なお、ほかの犯罪はメインの罪ではないので、証明できるか、有罪と認定できるか等については、割愛します。
- オーティスの懐中時計を損壊した行為について、器物損壊罪が成立します。
- ジョアナからブローチや口紅を窃取した行為について、窃盗罪が成立します。
⑷ 情状
上記のとおり、本件は第1行為も第2行為は無罪となる可能性が高いと思いますが、仮に第1行為及び第2行為のすべてが有罪となった場合の情状について検討します。情状は、通常、犯行態様、動機、結果がどうであったかという観点で評価します。
- 第1行為
- 犯行態様
ロープ止めで人を殴打するという大変危険な行為をしており、大変悪質です。 - 動機
遺産を不法に取得したいという自己中心的なもので、大変悪質です。 - 結果
死因は、物語上明らかにされていません。
- 犯行態様
- 第2行為
- 犯行態様
不明です。 - 動機
物語上明確な描写がなく、不明です。コロンボたちはチャーリーが犯人だと認識していたので、スワニーにとっては、チャーリーを殺害しない方がよかったと思います。 - 結果
死因は、物語上明らかにされていません。
- 犯行態様
以上のとおり、2人を殺害しており、なおかつ、少なくとも第1行為の犯行態様と、各動機は悪質です。そのため、有罪と認定されれば、量刑は大変厳しいものとなるでしょう。死刑もあり得ます。
⑸ その他のスワニーへの制裁
- オーティスに子ジョアナがいる場合、ジョアナがオーティスの第1順位の相続人となり、スワニーは第3順位の相続人にすぎません。仮にジョアナが相続放棄等しても、スワニーは、オーティスを殺害しているので、相続人の欠格事由に当たり、被害者の遺産の相続することはありません。

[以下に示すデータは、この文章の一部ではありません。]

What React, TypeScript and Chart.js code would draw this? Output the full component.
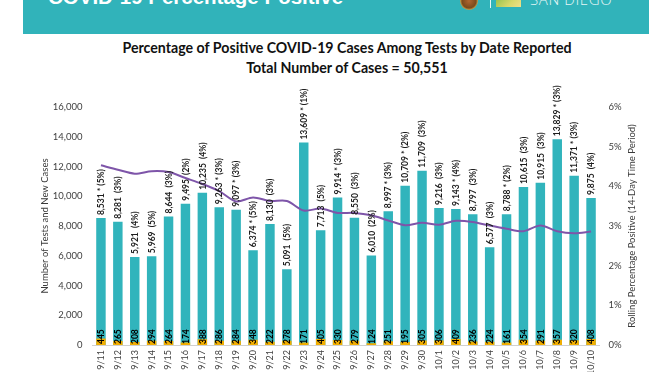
import React, { useEffect, useRef } from "react";
import { Chart, registerables } from "chart.js";

Chart.register(...registerables);

const dates = ["9/11","9/12","9/13","9/14","9/15","9/16","9/17","9/18","9/19","9/20","9/21","9/22","9/23","9/24","9/25","9/26","9/27","9/28","9/29","9/30","10/1","10/2","10/3","10/4","10/5","10/6","10/7","10/8","10/9","10/10"];
const tests = [8531,8281,5921,5969,8644,9495,10235,9263,9097,6374,8130,5091,13609,7713,9914,8550,6010,8997,10709,11709,9216,9143,8797,6577,8788,10615,10915,13829,11371,9875];
const newCases = [445,265,208,294,264,174,388,286,284,348,222,278,171,405,330,279,124,251,195,305,306,409,236,224,161,354,291,357,320,408];
const dailyPct = [5,3,4,5,3,2,4,3,3,5,3,5,1,5,3,3,2,3,2,3,3,4,3,3,2,3,3,3,3,4];
const starred = [1,0,0,0,0,0,0,1,1,1,0,0,1,0,1,0,0,1,1,0,0,1,0,0,1,0,0,1,1,0];
const rolling = [4.53,4.42,4.32,4.38,4.36,4.21,4.06,3.88,3.62,3.72,3.63,3.63,3.39,3.44,3.33,3.33,3.27,3.14,3.02,3.08,3.03,3.13,3.10,3.01,2.93,2.87,3.01,2.87,2.82,2.86];
const leftTicksMax = 16000;
const rightTicksMax = 6;

const titleLine1 = "Percentage of Positive COVID-19 Cases Among Tests by Date Reported";
const titleLine2 = "Total Number of Cases = 50,551";
const leftTitle = "Number of Tests and New Cases";
const rightTitle = "Rolling Percentage Positive (14-Day Time Period)";

const TEAL = "#31B4BC";
const ORANGE = "#F2AE00";
const PURPLE = "#7E55A9";
const FONT = "Lato, 'Open Sans', sans-serif";

const fmt = (n: number) => n.toLocaleString("en-US");

const labelPlugin = {
  id: "barLabels",
  afterDatasetsDraw(chart: any) {
    const ctx = chart.ctx;
    const tealMeta = chart.getDatasetMeta(2);
    const orangeMeta = chart.getDatasetMeta(1);
    ctx.save();
    ctx.fillStyle = "#1e1e1e";
    ctx.textAlign = "left";
    ctx.textBaseline = "middle";
    ctx.font = `bold 8.5px ${FONT}`;
    tealMeta.data.forEach((bar: any, i: number) => {
      const label = fmt(tests[i]) + (starred[i] ? " * " : "  ") + "(" + dailyPct[i] + "%)";
      ctx.save();
      ctx.translate(bar.x + 0.5, bar.y - 3);
      ctx.rotate(-Math.PI / 2);
      ctx.fillText(label, 0, 0);
      ctx.restore();
    });
    ctx.font = `bold 8.5px ${FONT}`;
    ctx.fillStyle = "#000000";
    orangeMeta.data.forEach((bar: any, i: number) => {
      ctx.save();
      ctx.translate(bar.x + 0.5, chart.chartArea.bottom - 1);
      ctx.rotate(-Math.PI / 2);
      ctx.fillText(String(newCases[i]), 0, 0);
      ctx.restore();
    });
    ctx.restore();
  },
  afterDraw(chart: any) {
    const ctx = chart.ctx;
    const { top, bottom } = chart.chartArea;
    const cy = (top + bottom) / 2;
    ctx.save();
    ctx.fillStyle = "#3a3a3a";
    ctx.font = `9.5px ${FONT}`;
    ctx.textAlign = "center";
    ctx.textBaseline = "middle";
    ctx.translate(45, cy);
    ctx.rotate(-Math.PI / 2);
    ctx.fillText(leftTitle, 0, 0);
    ctx.restore();
    ctx.save();
    ctx.fillStyle = "#3a3a3a";
    ctx.font = `9.5px ${FONT}`;
    ctx.textAlign = "center";
    ctx.textBaseline = "middle";
    ctx.translate(632, cy);
    ctx.rotate(-Math.PI / 2);
    ctx.fillText(rightTitle, 0, 0);
    ctx.restore();
  },
};

export default function App() {
  const ref = useRef<HTMLCanvasElement | null>(null);

  useEffect(() => {
    document.body.style.margin = "0";
    if (!ref.current) return;
    const chart = new Chart(ref.current, {
      type: "bar",
      data: {
        labels: dates,
        datasets: [
          {
            type: "line",
            label: "Rolling Percentage Positive",
            data: rolling,
            yAxisID: "y1",
            borderColor: PURPLE,
            borderWidth: 2,
            pointRadius: 0,
            tension: 0.3,
            fill: false,
            order: 0,
          } as any,
          {
            type: "bar",
            label: "New Cases",
            data: newCases,
            yAxisID: "y",
            backgroundColor: ORANGE,
            grouped: false,
            barPercentage: 0.56,
            categoryPercentage: 1,
            order: 1,
          },
          {
            type: "bar",
            label: "Tests",
            data: tests,
            yAxisID: "y",
            backgroundColor: TEAL,
            grouped: false,
            barPercentage: 0.56,
            categoryPercentage: 1,
            order: 2,
          },
        ],
      },
      options: {
        responsive: false,
        animation: false,
        layout: { padding: { top: 107, left: 0, right: 0, bottom: 0 } },
        plugins: {
          legend: { display: false },
          title: { display: false },
          tooltip: { enabled: false },
        },
        scales: {
          x: {
            grid: { display: false, drawTicks: false },
            border: { display: true, color: "#d0d0d0", width: 1 },
            ticks: {
              autoSkip: false,
              minRotation: 90,
              maxRotation: 90,
              padding: 5,
              color: "#404040",
              font: { family: FONT, size: 9 },
            },
            afterFit(s: any) { s.height = 27; },
          },
          y: {
            position: "left",
            min: 0,
            max: leftTicksMax,
            grid: { display: false, drawTicks: false },
            border: { display: false },
            ticks: {
              stepSize: 2000,
              padding: 10,
              color: "#404040",
              font: { family: FONT, size: 9.5 },
              callback: (v: any) => fmt(Number(v)),
            },
            afterFit(s: any) { s.width = 92.5; },
          },
          y1: {
            position: "right",
            min: 0,
            max: rightTicksMax,
            grid: { display: false, drawTicks: false },
            border: { display: false },
            ticks: {
              stepSize: 1,
              padding: 9,
              color: "#404040",
              font: { family: FONT, size: 9.5 },
              callback: (v: any) => v + "%",
            },
            afterFit(s: any) { s.width = 72.5; },
          },
        },
      },
      plugins: [labelPlugin],
    } as any);
    return () => chart.destroy();
  }, []);

  return (
    <div style={{ position: "fixed", left: 0, top: 0, width: 672, height: 372, overflow: "hidden", background: "#fff" }}>
      <div style={{ position: "absolute", left: 23, top: 0, width: 626, height: 34, background: "#31B3BA" }} />
      <div style={{ position: "absolute", left: 48, top: -14, fontFamily: "'Liberation Sans', Arial, sans-serif", fontWeight: 700, fontSize: 20.5, lineHeight: "22px", color: "#fff", whiteSpace: "nowrap" }}>
        COVID-19 Percentage Positive
      </div>
      <div style={{ position: "absolute", left: 460, top: -8, width: 18, height: 18, borderRadius: "50%", background: "radial-gradient(circle, #b0652f 0%, #7a4a1c 55%, #c9a24a 70%, #5a3a14 100%)" }} />
      <div style={{ position: "absolute", left: 490, top: 0, width: 1, height: 8, background: "#e8f6f6" }} />
      <div style={{ position: "absolute", left: 496, top: -4, width: 25, height: 11, background: "linear-gradient(135deg, #8bbf4a 0%, #d8d86a 60%, #f0e08a 100%)" }} />
      <div style={{ position: "absolute", left: 530, top: -10, fontFamily: "'Open Sans', sans-serif", fontWeight: 300, fontSize: 15, lineHeight: "18px", letterSpacing: 0.6, color: "#e6f6f6", whiteSpace: "nowrap" }}>
        SAN DIEGO
      </div>
      <div style={{ position: "absolute", left: 0, width: 672, top: 38, textAlign: "center", fontFamily: FONT, fontWeight: 700, fontSize: 14.2, lineHeight: "20px", color: "#111" }}>
        <div style={{ paddingLeft: 22 }}>{titleLine1}</div>
        <div style={{ paddingLeft: 22 }}>{titleLine2}</div>
      </div>
      <canvas ref={ref} width={672} height={372} style={{ position: "absolute", left: 0, top: 0 }} />
    </div>
  );
}
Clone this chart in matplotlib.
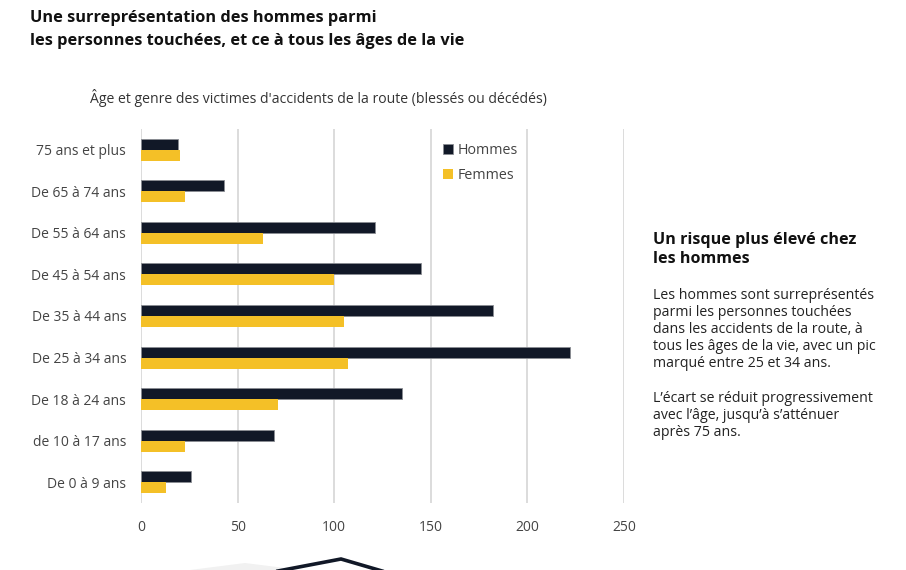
import matplotlib
matplotlib.use("Agg")
import matplotlib.pyplot as plt
import numpy as np
from matplotlib.lines import Line2D
from matplotlib.patches import Polygon, Patch

plt.rcParams['font.family'] = ['Open Sans', 'DejaVu Sans']

categories = ["75 ans et plus", "De 65 à 74 ans", "De 55 à 64 ans", "De 45 à 54 ans",
              "De 35 à 44 ans", "De 25 à 34 ans", "De 18 à 24 ans", "de 10 à 17 ans",
              "De 0 à 9 ans"]
hommes = [19, 43, 121, 145, 182, 222, 135, 69, 26]
femmes = [20, 23, 63, 100, 105, 107, 71, 23, 13]
xticks = [0, 50, 100, 150, 200, 250]

C_H = "#111827"
C_F = "#F4C027"
TXT = "#333333"

W, H = 906, 570
fig = plt.figure(figsize=(W / 100, H / 100), dpi=100)
ax = fig.add_axes([141 / W, 67 / H, 483 / W, 374 / H])

y = np.arange(len(categories))
bh = 0.265
ax.barh(y - bh / 2, hommes, height=bh, color=C_H, edgecolor="#8a8d93", linewidth=0.6, zorder=3, label="Hommes")
ax.barh(y + bh / 2, femmes, height=bh, color=C_F, linewidth=0, zorder=3, label="Femmes")

ax.set_ylim(len(categories) - 0.5, -0.5)
ax.set_xlim(0, 250)
ax.set_xticks(xticks)
ax.set_xticklabels([str(t) for t in xticks])
ax.set_yticks(y)
ax.set_yticklabels(categories)
ax.tick_params(axis="both", length=0, labelsize=10, colors="#444444")
ax.tick_params(axis="y", pad=10.7)
ax.tick_params(axis="x", pad=12)
for s in ax.spines.values():
    s.set_visible(False)
ax.grid(axis="x", color="#d9d9d9", linewidth=1.3, zorder=0)
ax.set_axisbelow(True)

handles = [Patch(facecolor=C_H, edgecolor="#8a8d93", linewidth=0.6), Patch(facecolor=C_F)]
leg = ax.legend(handles, ["Hommes", "Femmes"], loc="upper left",
                bbox_to_anchor=((443 - 141) / 483, (503 - 143) / 374),
                frameon=False, handlelength=0.72, handleheight=0.72, handletextpad=0.3,
                labelspacing=0.7, fontsize=10.3, borderaxespad=0, borderpad=0)
for t in leg.get_texts():
    t.set_color("#444444")

# Titles
fig.text(30 / W, 1 - 10.5 / H, "Une surreprésentation des hommes parmi\nles personnes touchées, et ce à tous les âges de la vie",
         fontsize=11.8, fontweight="bold", color="#111111", va="top", ha="left", linespacing=1.58)
fig.text(90 / W, 1 - 98 / H, "Âge et genre des victimes d'accidents de la route (blessés ou décédés)",
         fontsize=10.1, color=TXT, va="center", ha="left")

# Right annotation
fig.text(653 / W, 1 - 231.5 / H, "Un risque plus élevé chez\nles hommes",
         fontsize=11.6, fontweight="bold", color="#111111", va="top", ha="left", linespacing=1.28)
body = ("Les hommes sont surreprésentés\nparmi les personnes touchées\ndans les accidents de la route, à\n"
        "tous les âges de la vie, avec un pic\nmarqué entre 25 et 34 ans.\n\n"
        "L’écart se réduit progressivement\navec l’âge, jusqu’à s’atténuer\naprès 75 ans.")
fig.text(653 / W, 1 - 288 / H, body, fontsize=10.15, color="#222222", va="top", ha="left", linespacing=1.19)

# Bottom decoration
def px(xs, ys):
    return [x / W for x in xs], [1 - yy / H for yy in ys]

gx, gy = px([190, 245, 285, 285, 190], [570, 563, 568, 570, 570])
fig.add_artist(Polygon(np.column_stack([gx, gy]), closed=True, transform=fig.transFigure,
                       facecolor="#f1f1f1", edgecolor="none"))
lx, ly = px([278, 341, 382], [571, 559, 571])
fig.add_artist(Line2D(lx, ly, transform=fig.transFigure, color="#111827", linewidth=2.6,
                      solid_joinstyle="miter"))

fig.savefig("out.png", dpi=100)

- ジョアナらオーティスとチャーリーの遺族から、民事上の損害賠償を請求され、支払わなければならないでしょう。
- スワニーが造船会社の名目的取締役であった場合、取締役を解任されるでしょう。そして、解任には正当な理由があるので、解任時から本来の任期満了までの間の報酬請求権は消滅します。
⑹ 備考
- チャーリーが被害者の遺体を海に遺棄した行為について、死体遺棄罪が成立します。
- チャーリーが、ロープ止めの指紋を拭き取ったり、ジョアナのブローチを拾ったりした行為について、証拠隠滅罪が成立します。この点、主観的にはジョアナの犯行の証拠の隠滅を図り、客観的にはスワニーの犯行の証拠を隠滅しており、錯誤がありますが、法定的符合説によれば故意が認められ、同罪の成立に障害はありません。
⑺ スワニーはどうすればよかったか
そもそも自分で形成した財産ではないですし、結果的にはオーティスはリサと婚姻してもリサが遺産を相続することはなかったわけですから、スワニーはオーティスの遺産をあてにするべきではありませんでした。